The appellate court affirmed:

In construing statutory provisions, the appellate courts are to glean the legislative purpose and intent from the language used, and they are to give effect to that purpose and intent. State v. Gracey, 288 Kan. 252, 257, 200 P.3d 1275 (2009); Hall v. Dillon Companies, Inc., 286 Kan. 777, 785, 189 P.3d 508 (2008). It is not the courts' business or function to add to or take away from the language of a statute. And the courts should not impose some meaning on a statute beyond what the words themselves convey through their common and usual definitions. * * * *



The common meaning of “oncoming” entails movement forward. Webster's Third New International Dictionary Unabridged 1575 (1966) (Oncoming means “moving forward upon one.”); Oxford American Desk Dictionary and Thesaurus 575 (2d ed. 2001) (Oncoming means “approaching from the front” and may be considered synonymous with “advancing” or “arriving.”); The American Heritage College Dictionary 971 (4th ed. 2004) (Oncoming means “coming nearer [or] approaching.”). An oncoming army is one that is advancing rather than bivouacked. The same may be said of cars. Hendricks' police cruiser was not “oncoming” when Peach drove by.

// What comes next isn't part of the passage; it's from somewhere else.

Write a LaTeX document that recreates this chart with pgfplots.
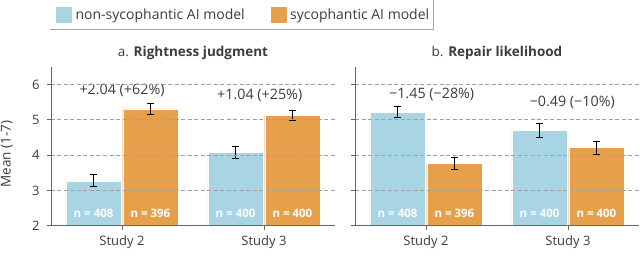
\documentclass[border=0pt]{standalone}
\usepackage{fontspec}
\setmainfont{Open Sans}
\usepackage{pgfplots}
\pgfplotsset{compat=1.18}
\definecolor{cblue}{RGB}{168,212,228}
\definecolor{corange}{RGB}{230,160,75}
\definecolor{axgray}{RGB}{100,100,100}
\definecolor{gridgray}{RGB}{160,160,160}
\definecolor{txtgray}{RGB}{60,60,60}
\pgfplotsset{
  panel/.style={
    scale only axis, width=284pt, height=159pt,
    xmin=-0.5, xmax=1.5, ymin=2, ymax=6.5,
    axis x line*=bottom, axis y line*=left,
    axis line style={axgray, line width=0.9pt},
    xtick={0,1}, xticklabels={Study 2, Study 3},
    ytick={2,3,4,5,6},
    ymajorgrids, grid style={gridgray, dash pattern=on 4pt off 2.5pt, line width=0.6pt},
    major tick length=4pt,
    tick style={axgray, line width=0.9pt},
    tick align=outside,
    ticklabel style={font=\fontsize{13}{15}\selectfont, text=txtgray},
    yticklabel style={xshift=-4pt},
    xticklabel style={yshift=-2pt},
    /pgf/number format/assume math mode=true,
    axis on top,
    title style={font=\fontsize{13.5}{16}\selectfont, text=txtgray, at={(0.5,1)}, anchor=base, yshift=4pt},
    clip=true,
  },
  barplot/.style={ybar, bar width=0.39, bar shift=0pt, fill=#1, draw=white, line width=0.4pt,
    error bars/.cd, y dir=both, y explicit,
    error bar style={black, line width=0.9pt},
    error mark options={black, line width=0.9pt, mark size=3.5pt, rotate=90}},
}
\tikzset{
  nlab/.style={text=white, font=\fontsize{11.5}{13}\selectfont\bfseries},
  ann/.style={text=txtgray, font=\fontsize{14.3}{16}\selectfont},
}
\begin{document}
\begin{tikzpicture}[x=1pt,y=1pt]
\useasboundingbox (0,0) rectangle (640,277);
\begin{axis}[panel, at={(51pt,51.3pt)}, anchor=south west,
  title={a. \textbf{Rightness judgment}},
  ylabel={Mean (1-7)},
  every axis y label/.style={at={(rel axis cs:-0.155,0.451)}, rotate=90, anchor=center, text=txtgray, font=\fontsize{13.5}{15}\selectfont},
  legend columns=2,
  legend image code/.code={\fill[#1] (0pt,-8.5pt) rectangle (17pt,8.5pt);},
  legend style={at={(0.014,1.325)}, anchor=west, draw=none, fill=none, inner sep=0pt,
    font=\fontsize{14}{16}\selectfont, text=txtgray,
    /tikz/every even column/.append style={column sep=22pt},
    nodes={inner xsep=3pt}},
]
\addplot[barplot=cblue] coordinates {(-0.2,3.27) +- (0,0.17) (0.8,4.08) +- (0,0.17)};
\addlegendentry{non-sycophantic AI model}
\addplot[barplot=corange] coordinates {(0.2,5.31) +- (0,0.15) (1.2,5.12) +- (0,0.15)};
\addlegendentry{sycophantic AI model}
\node[ann] at (axis cs:0,5.82) {+2.04 (+62\%)};
\node[ann] at (axis cs:0.97,5.68) {+1.04 (+25\%)};
\node[nlab] at (axis cs:-0.2,2.35) {n = 408};
\node[nlab] at (axis cs:0.2,2.35) {n = 396};
\node[nlab] at (axis cs:0.8,2.35) {n = 400};
\node[nlab] at (axis cs:1.2,2.35) {n = 400};
\end{axis}
\begin{axis}[panel, at={(355pt,51.3pt)}, anchor=south west,
  title={b. \textbf{Repair likelihood}},
  yticklabels={},
]
\addplot[barplot=cblue] coordinates {(-0.2,5.21) +- (0,0.16) (0.8,4.70) +- (0,0.19)};
\addplot[barplot=corange] coordinates {(0.2,3.76) +- (0,0.16) (1.2,4.21) +- (0,0.18)};
\node[ann] at (axis cs:0.04,5.71) {−1.45 (−28\%)};
\node[ann] at (axis cs:1.03,5.49) {−0.49 (−10\%)};
\node[nlab] at (axis cs:-0.2,2.35) {n = 408};
\node[nlab] at (axis cs:0.2,2.35) {n = 396};
\node[nlab] at (axis cs:0.8,2.35) {n = 400};
\node[nlab] at (axis cs:1.2,2.35) {n = 400};
\end{axis}
\draw[gray!70, line width=0.6pt] (50,247.7) -- (433,247.7) -- (433,277);
\end{tikzpicture}
\end{document}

The State also tried to advance a good-faith exception, which was also rejected:

"In Martin v. Kansas Dept. of Revenue, 285 Kan. 625, 638–39, 176 P.3d 938 (2008), the court held that “an officer's mistake of law alone can render a traffic stop violative of the Fourth Amendment....” The court cited cases from the United States Court of Appeals for the Tenth Circuit and other federal authority supporting that principle. While the holding in Martin is not stated as rule without exception or to be invariably applied, the court certainly recognized a law enforcement officer's misunderstanding of the correct construction of a statute upon which he or she relied in making a stop and in seizing evidence would permit a formidable and likely successful Fourth Amendment challenge to those actions."

Editor's Note: Yes, this case is a real 'Peach' for the defense!